Involving machine learning was Dong’s way of improving the efficiency of the simulation process. In this work, for a solid-liquid interface (such as an electrode-liquid interface found in batteries), using the original method the calculation would take 240 computing cores over several days to solve the equations. With this novel method, it only takes one computing core and several hours, speeding up the process 200 times.
From here, Dong and her new Northeastern lab utilize machine learning techniques to improve physics-based computational methods for other corners of chemical and materials research. “We usually start from an application that is interesting and important, and then we try to figure out what computational methods or tools can help us solve that problem,” Dong said.
Despite this success and the potential widespread application, Dong has identified challenges in theoretical and computational research in chemistry and materials science. First and foremost is communication, or lack thereof.
“Nowadays science needs multidisciplinary efforts,” Dong said. “Then you either make the other people understand your language or you invent a new language that everybody can understand. Each field has its own body of knowledge that cannot be learned in a few minutes or hours.”
Although computational quantum chemistry seems like a daunting field, Dong said that a lot of people give up before they even give themselves a chance.

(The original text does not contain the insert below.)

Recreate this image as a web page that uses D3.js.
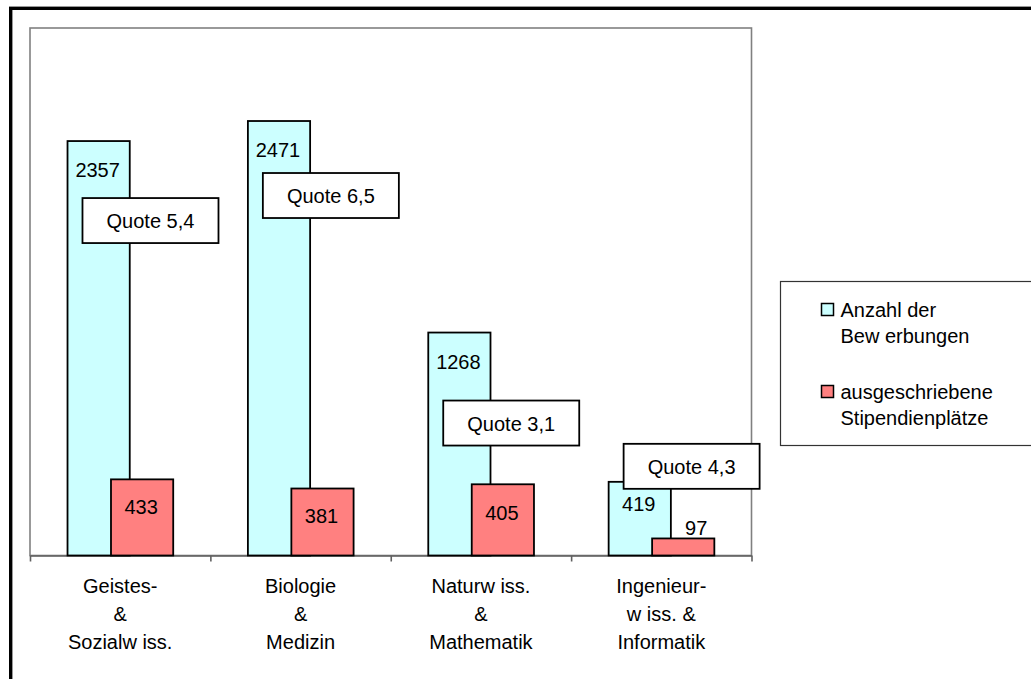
<!DOCTYPE html>
<html>
<head>
<meta charset="utf-8">
<script src="https://cdn.jsdelivr.net/npm/d3@7"></script>
<style>
  html, body { margin: 0; padding: 0; background: #fff; overflow: hidden; }
  svg { display: block; }
  text { font-family: "Liberation Sans", Arial, sans-serif; fill: #000; }
</style>
</head>
<body>
<script>
// ---- data ----
const categories = [
  ["Geistes-", "&", "Sozialw iss."],
  ["Biologie", "&", "Medizin"],
  ["Naturw iss.", "&", "Mathematik"],
  ["Ingenieur-", "w iss. &", "Informatik"]
];
const bewerbungen = [2357, 2471, 1268, 419];
const stipendien = [433, 381, 405, 97];
const quoten = ["Quote 5,4", "Quote 6,5", "Quote 3,1", "Quote 4,3"];
const seriesNames = [["Anzahl der", "Bew erbungen"], ["ausgeschriebene", "Stipendienplätze"]];
const seriesColors = ["#CCFFFF", "#FF8080"];

// ---- layout (pixel offsets, not data) ----
const quoteBoxOffset = [57, 52, 68, -38];   // box top relative to applications bar top
const cyanLabelDy = [36, 36, 36, 29];
const redLabelDy = [35, 34, 36, -3.5];
const redLabelDx = [-1, -1, -1, 13];

const W = 1031, H = 679;
const svg = d3.select("body").append("svg").attr("width", W).attr("height", H);
svg.append("rect").attr("width", W).attr("height", H).attr("fill", "#fff");

// outer frame
svg.append("rect").attr("x", 10.7).attr("y", 8.3).attr("width", 1200).attr("height", 1000)
  .attr("fill", "none").attr("stroke", "#000").attr("stroke-width", 3.4);

const plotL = 30, plotR = 751.5, plotT = 28, plotB = 555.5;
const x = d3.scaleBand().domain(d3.range(categories.length)).range([plotL, plotR]).padding(0);
const y = d3.scaleLinear().domain([0, 3000]).range([plotB, plotT]);
const bw = x.bandwidth();
const barW = bw * 0.345;
const cyanOff = bw * 0.208;
const redOff = bw * 0.449;

// plot area border
svg.append("rect").attr("x", plotL).attr("y", plotT).attr("width", plotR - plotL).attr("height", plotB - plotT)
  .attr("fill", "none").attr("stroke", "#808080").attr("stroke-width", 1.6);

// x axis
const xAxis = d3.axisBottom(d3.scaleLinear().domain([0, categories.length]).range([plotL, plotR]))
  .ticks(categories.length).tickFormat("").tickSize(6).tickSizeOuter(0);
const ax = svg.append("g").attr("transform", `translate(0,${plotB})`).call(xAxis);
ax.selectAll("path, line").attr("stroke", "#606060").attr("stroke-width", 1.6);

// bars
const idx = d3.range(categories.length);
svg.append("g").selectAll("rect").data(idx).join("rect")
  .attr("x", i => x(i) + cyanOff).attr("y", i => y(bewerbungen[i]))
  .attr("width", barW).attr("height", i => y(0) - y(bewerbungen[i]))
  .attr("fill", seriesColors[0]).attr("stroke", "#000").attr("stroke-width", 1.8);
svg.append("g").selectAll("rect").data(idx).join("rect")
  .attr("x", i => x(i) + redOff).attr("y", i => y(stipendien[i]))
  .attr("width", barW).attr("height", i => y(0) - y(stipendien[i]))
  .attr("fill", seriesColors[1]).attr("stroke", "#000").attr("stroke-width", 1.8);

// value labels
svg.append("g").selectAll("text").data(idx).join("text")
  .attr("x", i => x(i) + cyanOff + barW / 2 - 1).attr("y", i => y(bewerbungen[i]) + cyanLabelDy[i])
  .attr("text-anchor", "middle").attr("font-size", 20).text(i => bewerbungen[i]);
svg.append("g").selectAll("text").data(idx).join("text")
  .attr("x", i => x(i) + redOff + barW / 2 + redLabelDx[i]).attr("y", i => y(stipendien[i]) + redLabelDy[i])
  .attr("text-anchor", "middle").attr("font-size", 20).text(i => stipendien[i]);

// quote boxes
const qg = svg.append("g").selectAll("g").data(idx).join("g")
  .attr("transform", i => `translate(${x(i) + bw * 0.291},${y(bewerbungen[i]) + quoteBoxOffset[i]})`);
qg.append("rect").attr("width", 136).attr("height", 45)
  .attr("fill", "#fff").attr("stroke", "#000").attr("stroke-width", 1.8);
qg.append("text").attr("x", 68).attr("y", 30).attr("text-anchor", "middle")
  .attr("font-size", 20).text(i => quoten[i]);

// category labels
const cg = svg.append("g").selectAll("text").data(idx).join("text")
  .attr("text-anchor", "middle").attr("font-size", 20);
cg.each(function(i) {
  d3.select(this).selectAll("tspan").data(categories[i]).join("tspan")
    .attr("x", x(i) + bw / 2).attr("y", (d, k) => 592.5 + k * 28).text(d => d);
});

// legend
const lg = svg.append("g");
lg.append("rect").attr("x", 780.5).attr("y", 281.5).attr("width", 400).attr("height", 164)
  .attr("fill", "#fff").attr("stroke", "#333").attr("stroke-width", 1.2);
const legendTop = [303.5, 385.5];
seriesNames.forEach((names, s) => {
  lg.append("rect").attr("x", 821.5).attr("y", legendTop[s]).attr("width", 12).attr("height", 12)
    .attr("fill", seriesColors[s]).attr("stroke", "#000").attr("stroke-width", 1.5);
  names.forEach((t, k) => {
    lg.append("text").attr("x", 840.5).attr("y", legendTop[s] + 13.2 + k * 26)
      .attr("font-size", 20).text(t);
  });
});
</script>
</body>
</html>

Many researchers outside of this field create a mental block around things they have not learned, and thereby prevent themselves from ever learning it.
“Sometimes it is just a psychological mindset preventing people from joining technical fields, not their ability,” Dong said. She has set out to fix that problem by proposing a 5000-level computational course designed to help students find ways that these methods apply to their own interests and experiments. The students would learn a foundation of computational chemistry, including both physics-based and data-driven methods, and applying these concepts to project proposals derived from real-world research problems. This course would help build a community of researchers who can effectively communicate and work with each other.
Nonetheless, Dr. Sijia Dong’s Theoretical and Computational Chemistry Lab will continue to develop high-powered design strategies to better understand the loose puzzle pieces of the chemical world.
“My colleagues are very supportive in my process of establishing my own lab,” Dong said. Professor Dong is happy to be working with motivated and hard-working undergraduate students, graduate students, and postdoctoral scholars to develop more state-of-the-art computational methods.